Señor, danos esa luz, auméntanos la fe.

Jesús no sólo le dio la luz natural sino la sobrenatural. Empezó a caminar por el mundo «como hijo de la luz» (Ef 5,8), viendo las cosas con los ojos de la fe.

Podemos repetirle ahora, al Señor, las palabras del ciego cuando empezó a ver: «Creo, Señor» (Jn 9, 38).

La falta de fe es la peor ceguera, y lo peor que nos puede pasar en esta vida. Por eso corrigiendo al poeta, podemos decir:

Dale limosna, mujer
que no hay en la vida nada
como la pena de ser
ciego en España.

María vio siempre la realidad con la luz de la fe.

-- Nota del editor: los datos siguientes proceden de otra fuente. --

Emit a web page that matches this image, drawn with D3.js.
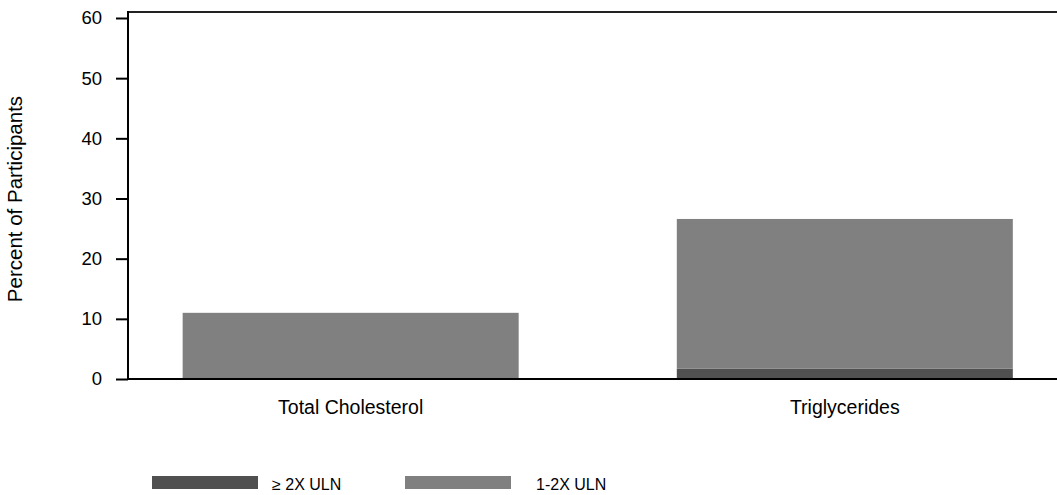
<!DOCTYPE html>
<html>
<head>
<meta charset="utf-8">
<script src="https://cdn.jsdelivr.net/npm/d3@7"></script>
<style>
  html, body { margin: 0; padding: 0; background: #fff; }
  svg { display: block; font-family: "Liberation Sans", Arial, sans-serif; }
</style>
</head>
<body>
<svg id="chart" width="1057" height="495"></svg>
<script>
const categories = ["Total Cholesterol", "Triglycerides"];
const seriesNames = ["\u2265 2X ULN", "1-2X ULN"];
const geq2x = [0, 1.7];
const oneTo2x = [11.0, 24.9];
const yTicks = [0, 10, 20, 30, 40, 50, 60];
const colors = ["#505050", "#808080"];

(function () {
const svg = d3.select("#chart");
const plotLeft = 128, plotRight = 1057, plotTop = 12;

const y = d3.scaleLinear().domain([0, 60]).range([379, 18]);
const x = d3.scaleBand().domain(categories).range([plotLeft, plotRight]).paddingInner(0.32).paddingOuter(0.1).align(0.553);

const rows = categories.map((c, i) => ({ cat: c, a: geq2x[i], b: oneTo2x[i] }));
const stack = d3.stack().keys(["a", "b"])(rows);

svg.append("g").selectAll("g").data(stack).join("g")
  .attr("fill", (d, i) => colors[i])
  .selectAll("rect").data(d => d).join("rect")
  .attr("x", d => x(d.data.cat))
  .attr("width", x.bandwidth())
  .attr("y", d => y(d[1]))
  .attr("height", d => Math.max(0, y(d[0]) - y(d[1])));

// top frame line
svg.append("line").attr("x1", plotLeft).attr("x2", plotRight).attr("y1", plotTop).attr("y2", plotTop)
  .attr("stroke", "#222").attr("stroke-width", 2);

// y axis
const yAxis = svg.append("g").attr("transform", `translate(${plotLeft},0)`)
  .call(d3.axisLeft(y).tickValues(yTicks).tickSize(12).tickPadding(14));
yAxis.select(".domain").remove();
yAxis.selectAll(".tick line").attr("stroke", "#000").attr("stroke-width", 2);
yAxis.selectAll("text").attr("font-size", 18.5).attr("fill", "#000");
svg.append("line").attr("x1", plotLeft).attr("x2", plotLeft).attr("y1", plotTop - 1).attr("y2", y(0) + 1)
  .attr("stroke", "#000").attr("stroke-width", 2);

// x axis baseline
svg.append("line").attr("x1", plotLeft).attr("x2", plotRight).attr("y1", y(0)).attr("y2", y(0))
  .attr("stroke", "#000").attr("stroke-width", 2);

// category labels
svg.append("g").selectAll("text").data(categories).join("text")
  .attr("x", d => x(d) + x.bandwidth() / 2)
  .attr("y", 413.5)
  .attr("text-anchor", "middle")
  .attr("font-size", 19.5)
  .text(d => d);

// y title
svg.append("text")
  .attr("transform", `translate(22,199) rotate(-90)`)
  .attr("text-anchor", "middle")
  .attr("font-size", 20.5)
  .text("Percent of Participants");

// legend
const legX = [152, 405];
const legText = [272, 536];
seriesNames.forEach((n, i) => {
  svg.append("rect").attr("x", legX[i]).attr("y", 476).attr("width", 106).attr("height", 13).attr("fill", colors[i]);
  svg.append("text").attr("x", legText[i]).attr("y", 489.5).attr("font-size", 16).text(n);
});
})();
</script>
</body>
</html>
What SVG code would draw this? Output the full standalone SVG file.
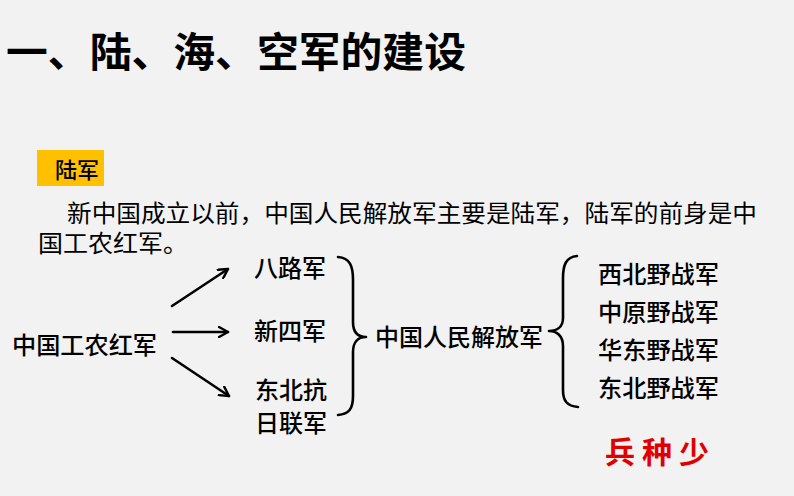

Cada día era distinto, aunque siempre representara el mismo papel: limpiar la casa, ir por agua, cocinar, colocar unas flores…

Sabía que Dios estaba detrás de cada acontecimiento, aunque otros, en Israel, estaban ciegos y no se daban cuenta.


Balsera & Fornés

2 comentarios:

  1. Muy buena.

    Pero me está rayando la cabeza el final, pues una tarde un cura trovador y trotador me hizo fijarme en los azulejos junto a la Catedral de la ciudad donde los RR.CC. y Santiago cerraron España, para mi que decía:

    no hay en el mundo nada
    como ser ciego en GRANADA.

    Quizá el autor no conocía la hermosura de mi Guate ni esa joya que dicen que es Antigua -todavía no he ido, pero todo se andará-.